Ein Rundgang durch die reich bestückten Räume zeigt: Das Konzept ist aufgegangen. Bilder und Skulpturen, Kleinode und Nippes, Gebrauchsgegenstände und Grafiken, Holz, Papier und Stein – eine schiere Fülle ist zu bestaunen. Zu jedem Exponat gibt es kleine Erläuterungen, die die Geschichte hinter dem Gegenstand erzählen. Manches hat eine lange Reise hinter sich, etwa das „Fundstück aus der Bronx“, das die Künstlerin Helene von Oldenburg beigesteuert hat. In den 1990er Jahren lebte sie in New York und lernte dort den Künstler David Wels kennen, der – ein irrer Zufall – einmal Austauschstudent in Rastede gewesen war. Bei einem gemeinsamen Spaziergang durch die Bronx entdeckte Helene von Oldenburg auf einem Schutthügel eine kleine sitzende Figur. Die ist jetzt hinter Glas im Palais zu sehen. „Der Kontakt zu David ging irgendwann verloren, die Skulptur ist geblieben“, so die Künstlerin.
Ein Hingucker ist auch das Meisterstück des Drechslers Herbert Hobbensiefken: Es ist ein aus verschiedenen Edelhölzern gefertigtes Standgrammophon aus dem Jahr 1929 – und es funktioniert noch, wie Enkel und Leihgeber Dirk Hobbensiefken demonstrierte. Er legte eine Schelllackplatte auf, die sofort kratzig-nostalgisches Flair verbreitete.
Eine Fleißarbeit stellen auch die Leuchttürme dar, die Katja Müller zeigt. Bis zu acht Monate werkelt sie an so einem Turm, der mittels elektronischer Steuerung sogar blinken kann.

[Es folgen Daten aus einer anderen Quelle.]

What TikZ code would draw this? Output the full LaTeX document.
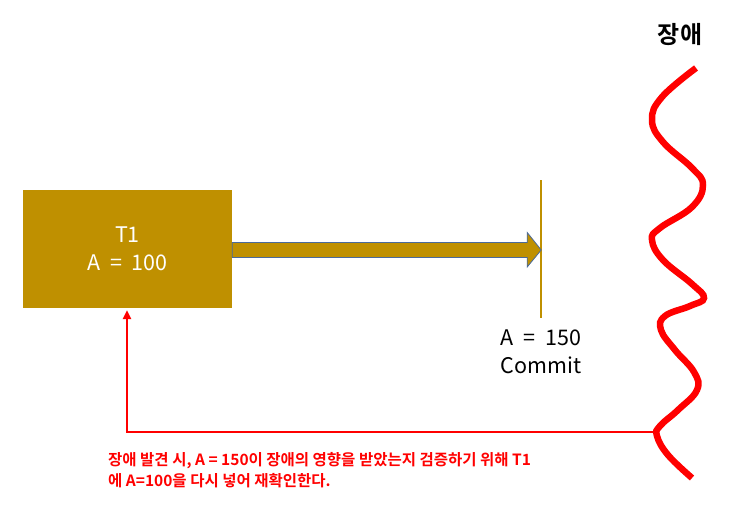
\documentclass[tikz,border=0pt]{standalone}
\usepackage{fontspec}
\setmainfont{Noto Sans CJK KR}
\newfontfamily\krbold{Noto Sans CJK KR Bold}
\usetikzlibrary{arrows.meta,calc}
\definecolor{gold}{HTML}{BF9000}
\definecolor{edgeblue}{HTML}{4A6A9A}
\newcommand{\wsp}{\hspace{0.45em}}
\begin{document}
\begin{tikzpicture}[x=1pt,y=-1pt,
  txbox/.style={fill=gold,draw=none,minimum width=209pt,minimum height=118pt,inner sep=0pt,
    text=white,font=\fontsize{21.5}{28}\selectfont,align=center},
  lbl/.style={font=\fontsize{21.5}{28}\selectfont,align=center,inner sep=0pt},
  redline/.style={draw=red,line width=2.5pt},
  wave/.style={draw=red,line width=6.5pt}]
\useasboundingbox (0,0) rectangle (737,517);
\node[txbox] (t1) at (127.5,249) {T1\\A\wsp=\wsp100};
% commit line
\coordinate (ctop) at (541,180);
\coordinate (cbot) at (541,318);
\draw[gold,line width=2.5pt] (ctop) -- (cbot);
% thick arrow
\draw[fill=gold,draw=edgeblue,line width=0.8pt]
  ($(t1.east)+(0,-6.5)$) -- ($(t1.east)+(295,-6.5)$) -- ($(t1.east)+(295,-16.5)$)
  -- ($(t1.east)+(309,1)$) -- ($(t1.east)+(295,18)$) -- ($(t1.east)+(295,8.5)$)
  -- ($(t1.east)+(0,8.5)$) -- cycle;
\node[lbl] (commit) at (541,352) {A\wsp=\wsp150\\Commit};
% wave
\draw[wave] plot[smooth,tension=0.7] coordinates {(696,68) (662,97) (652,120) (663,142) (692,168) (703,185) (692,207) (660,228) (652,240) (663,260) (692,284) (704,298) (690,306) (665,316) (661,330) (675,350) (694,372) (697,390) (678,410) (660,426) (657,436) (668,455) (692,478)};
\coordinate (w) at (657.5,432);
\node[font=\krbold\fontsize{24}{26}\selectfont,inner sep=0pt] (fail) at (680,35) {장애};
% red connector
\draw[redline,-{Triangle[length=9pt,width=8pt]}] (w) -- (127,432) -- ($(t1.south)+(-0.5,2)$);
\node[font=\krbold\fontsize{15.5}{21}\selectfont,text=red,align=left,anchor=north west,inner sep=0pt] (note) at (108,452)
  {장애 발견 시, A = 150이 장애의 영향을 받았는지 검증하기 위해 T1\\에 A=100을 다시 넣어 재확인한다.};
\end{tikzpicture}
\end{document}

Filigran sind die feinen Kreuzsticharbeiten der Nadelkünstlerin Karin Schramm, filigran ist auch die „Birke am Moorkanal“, eine Lithografie von Hans am Ende, Mitbegründer der Künstlerkolonie Worpswede.
Kitsch, Kunst, Kommerz? In dieser Schau spielt das keine Rolle. Hier geht es einzig ums Schauen und Staunen.
Entsprechend positiv fielen die Grußworte aus. „Die Resonanz ist überwältigend“, freute sich Bürgermeister Lars Krause. Das Publikum habe entschieden, was es sehen wolle und dabei Vielfalt entstehen lassen.
„Wow, das sieht toll aus“, sagte Falko Mohrs, Niedersachsens Minister für Wissenschaft und Kultur. „Partizipation, Erleben, Öffnung: Das tut uns gut.“
„Participation is hot“, meinte auch Landrätin Karin Harms. „Partizipationskultur hat Hochkonjunktur, sie passiert an unterschiedlichen Orten und jetzt auch im Ammerland.“
Ihr Ziel sei, die Besucher aktiv in den Kulturbetrieb einzubeziehen und Kulturräume attraktiv zu machen, erklärte Birgit Denizel, die die Organisation nahezu alleine gestemmt hat – von der Idee über das Sichten, Aufbauen und Anordnen der Objekte bis hin zum Weißen der Sockel für die Leuchttürme.
„Alle ins Haus zu holen, das geht am besten, wenn alle angesprochen werden“, betonte sie. Über manches, das ihr angeboten wurde, habe auch sie gestaunt. Zum Beispiel über den „heißen Stuhl“ des Pastors Otto Jaritz – ein beheizbares Sitzmöbel, damit die Beichtenden im Winter nicht frieren mussten. Oder die vor rund 100 Jahren von einem Geschirrflicker getackerte Tasse. In ihrer Gesamtheit, so Denizel, erinnere sie die Ausstellung an eine frühe fürstliche Wunderkammer, in der sich Gebrauchskunst und Kunst vereinten. Die Arbeit an der Schau habe ihr zudem „auf großartige Weise“ die Möglichkeit geboten, die Menschen vor Ort kennenzulernen. Sie habe viele Kontakte knüpfen und Anregungen für künftige Ausstellungen sammeln können.